• GIVEN INFORMATION
===============

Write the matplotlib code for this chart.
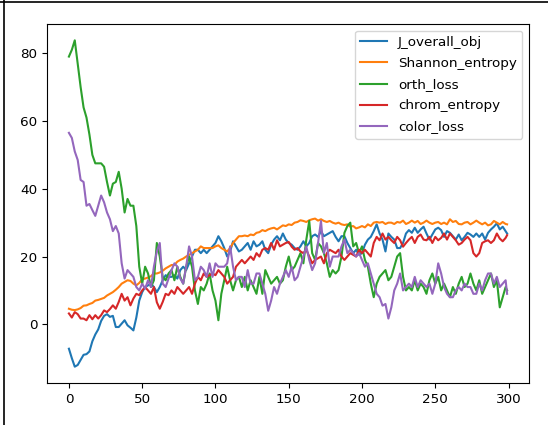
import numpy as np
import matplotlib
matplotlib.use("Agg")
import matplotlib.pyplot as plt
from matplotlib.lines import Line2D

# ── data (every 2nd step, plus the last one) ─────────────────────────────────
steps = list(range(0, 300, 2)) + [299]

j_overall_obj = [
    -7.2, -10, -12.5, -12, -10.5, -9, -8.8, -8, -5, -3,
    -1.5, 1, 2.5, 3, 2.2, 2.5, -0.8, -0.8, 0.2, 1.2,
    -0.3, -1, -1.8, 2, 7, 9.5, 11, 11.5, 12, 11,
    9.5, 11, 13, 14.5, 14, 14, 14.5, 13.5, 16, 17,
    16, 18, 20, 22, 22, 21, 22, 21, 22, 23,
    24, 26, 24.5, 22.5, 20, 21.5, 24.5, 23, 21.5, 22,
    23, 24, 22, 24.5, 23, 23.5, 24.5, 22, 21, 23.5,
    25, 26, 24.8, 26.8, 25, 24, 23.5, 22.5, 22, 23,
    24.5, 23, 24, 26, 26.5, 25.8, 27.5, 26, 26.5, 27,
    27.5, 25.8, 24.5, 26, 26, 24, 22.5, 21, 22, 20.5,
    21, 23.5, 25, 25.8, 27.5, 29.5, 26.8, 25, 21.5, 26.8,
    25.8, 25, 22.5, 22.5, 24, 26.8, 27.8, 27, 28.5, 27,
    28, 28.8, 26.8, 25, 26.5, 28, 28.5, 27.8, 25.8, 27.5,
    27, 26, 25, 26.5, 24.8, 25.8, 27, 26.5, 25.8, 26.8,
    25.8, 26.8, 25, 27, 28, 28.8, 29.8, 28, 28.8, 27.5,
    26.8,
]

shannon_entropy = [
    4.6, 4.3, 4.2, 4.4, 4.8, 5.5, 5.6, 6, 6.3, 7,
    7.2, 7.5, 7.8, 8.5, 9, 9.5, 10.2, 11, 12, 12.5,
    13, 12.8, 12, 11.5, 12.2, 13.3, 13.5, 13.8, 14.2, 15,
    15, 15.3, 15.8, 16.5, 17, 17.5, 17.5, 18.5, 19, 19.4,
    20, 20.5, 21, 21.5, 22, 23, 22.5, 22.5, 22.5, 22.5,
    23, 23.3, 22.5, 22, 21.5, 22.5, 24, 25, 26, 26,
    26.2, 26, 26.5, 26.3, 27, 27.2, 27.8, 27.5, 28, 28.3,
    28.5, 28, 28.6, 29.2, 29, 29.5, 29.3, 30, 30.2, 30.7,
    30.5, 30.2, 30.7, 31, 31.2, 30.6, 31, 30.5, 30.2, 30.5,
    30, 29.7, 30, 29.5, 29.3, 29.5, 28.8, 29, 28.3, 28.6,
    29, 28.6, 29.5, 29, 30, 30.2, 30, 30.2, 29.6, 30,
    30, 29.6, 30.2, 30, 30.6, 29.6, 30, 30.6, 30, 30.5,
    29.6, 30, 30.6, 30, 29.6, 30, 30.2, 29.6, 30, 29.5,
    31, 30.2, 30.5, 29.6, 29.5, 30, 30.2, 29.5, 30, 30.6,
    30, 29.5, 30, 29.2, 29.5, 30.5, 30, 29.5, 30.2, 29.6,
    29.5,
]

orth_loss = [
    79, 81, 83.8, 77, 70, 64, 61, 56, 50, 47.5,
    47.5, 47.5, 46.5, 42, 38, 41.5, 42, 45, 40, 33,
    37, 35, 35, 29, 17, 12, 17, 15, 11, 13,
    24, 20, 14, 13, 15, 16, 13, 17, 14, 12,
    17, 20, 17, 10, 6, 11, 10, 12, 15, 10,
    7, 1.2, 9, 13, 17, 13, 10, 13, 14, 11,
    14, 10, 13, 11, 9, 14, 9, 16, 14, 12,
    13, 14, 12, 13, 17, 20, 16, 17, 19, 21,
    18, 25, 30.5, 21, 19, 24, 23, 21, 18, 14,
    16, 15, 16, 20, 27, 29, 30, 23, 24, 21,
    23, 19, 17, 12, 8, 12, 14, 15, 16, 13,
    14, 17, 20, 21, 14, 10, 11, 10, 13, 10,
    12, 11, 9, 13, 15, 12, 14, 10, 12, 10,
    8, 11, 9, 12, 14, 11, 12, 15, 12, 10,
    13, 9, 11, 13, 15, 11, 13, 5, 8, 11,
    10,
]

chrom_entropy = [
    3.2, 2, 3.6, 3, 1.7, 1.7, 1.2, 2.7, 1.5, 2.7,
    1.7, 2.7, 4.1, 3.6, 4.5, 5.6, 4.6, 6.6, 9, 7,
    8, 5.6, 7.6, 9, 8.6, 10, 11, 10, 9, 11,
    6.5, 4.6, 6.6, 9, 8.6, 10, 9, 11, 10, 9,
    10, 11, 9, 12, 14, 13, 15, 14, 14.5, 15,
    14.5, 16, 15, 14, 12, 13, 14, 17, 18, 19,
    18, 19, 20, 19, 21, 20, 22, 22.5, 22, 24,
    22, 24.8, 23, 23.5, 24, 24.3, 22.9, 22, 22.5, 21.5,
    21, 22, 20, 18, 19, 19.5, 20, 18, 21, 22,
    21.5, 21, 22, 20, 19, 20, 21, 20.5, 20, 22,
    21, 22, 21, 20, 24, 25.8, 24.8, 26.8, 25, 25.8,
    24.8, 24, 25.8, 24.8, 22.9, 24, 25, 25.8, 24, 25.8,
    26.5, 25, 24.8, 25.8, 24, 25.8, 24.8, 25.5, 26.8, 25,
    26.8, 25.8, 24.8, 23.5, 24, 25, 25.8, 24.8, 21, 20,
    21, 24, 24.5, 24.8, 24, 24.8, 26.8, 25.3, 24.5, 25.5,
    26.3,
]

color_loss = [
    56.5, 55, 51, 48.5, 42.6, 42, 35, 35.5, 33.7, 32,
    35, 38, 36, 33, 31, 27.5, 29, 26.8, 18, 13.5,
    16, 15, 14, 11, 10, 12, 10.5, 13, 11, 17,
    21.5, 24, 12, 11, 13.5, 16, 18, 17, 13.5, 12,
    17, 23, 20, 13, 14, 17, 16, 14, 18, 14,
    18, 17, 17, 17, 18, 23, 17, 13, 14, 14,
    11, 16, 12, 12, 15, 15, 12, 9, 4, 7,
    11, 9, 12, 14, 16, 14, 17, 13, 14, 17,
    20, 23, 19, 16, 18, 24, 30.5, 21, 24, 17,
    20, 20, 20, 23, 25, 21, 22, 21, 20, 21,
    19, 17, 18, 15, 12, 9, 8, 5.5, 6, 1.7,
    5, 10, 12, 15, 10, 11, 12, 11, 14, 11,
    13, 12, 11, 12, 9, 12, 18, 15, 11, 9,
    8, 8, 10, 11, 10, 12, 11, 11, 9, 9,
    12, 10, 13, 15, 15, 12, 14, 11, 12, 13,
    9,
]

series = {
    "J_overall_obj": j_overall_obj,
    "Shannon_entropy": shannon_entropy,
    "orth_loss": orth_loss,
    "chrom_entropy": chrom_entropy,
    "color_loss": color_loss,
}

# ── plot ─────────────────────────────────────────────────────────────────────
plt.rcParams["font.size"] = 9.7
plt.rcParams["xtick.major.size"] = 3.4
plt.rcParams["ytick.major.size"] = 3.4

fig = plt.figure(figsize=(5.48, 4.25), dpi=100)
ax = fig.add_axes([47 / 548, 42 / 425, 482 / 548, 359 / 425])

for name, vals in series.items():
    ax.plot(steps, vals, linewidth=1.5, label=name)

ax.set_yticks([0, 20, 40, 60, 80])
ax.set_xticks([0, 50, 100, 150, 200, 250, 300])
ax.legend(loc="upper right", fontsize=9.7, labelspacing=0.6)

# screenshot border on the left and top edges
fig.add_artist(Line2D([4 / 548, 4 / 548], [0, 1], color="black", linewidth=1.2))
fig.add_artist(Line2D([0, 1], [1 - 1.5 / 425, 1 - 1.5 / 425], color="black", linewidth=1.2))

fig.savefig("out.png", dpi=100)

===============

Please quote the lines of the material, beginning with the first and ending with the one that contains "steps = list(range(0, 300, 2)) + [299]", exactly as written and without any pictures.

• CORRECT RESULT
Write the matplotlib code for this chart.
import numpy as np
import matplotlib
matplotlib.use("Agg")
import matplotlib.pyplot as plt
from matplotlib.lines import Line2D

# ── data (every 2nd step, plus the last one) ─────────────────────────────────
steps = list(range(0, 300, 2)) + [299]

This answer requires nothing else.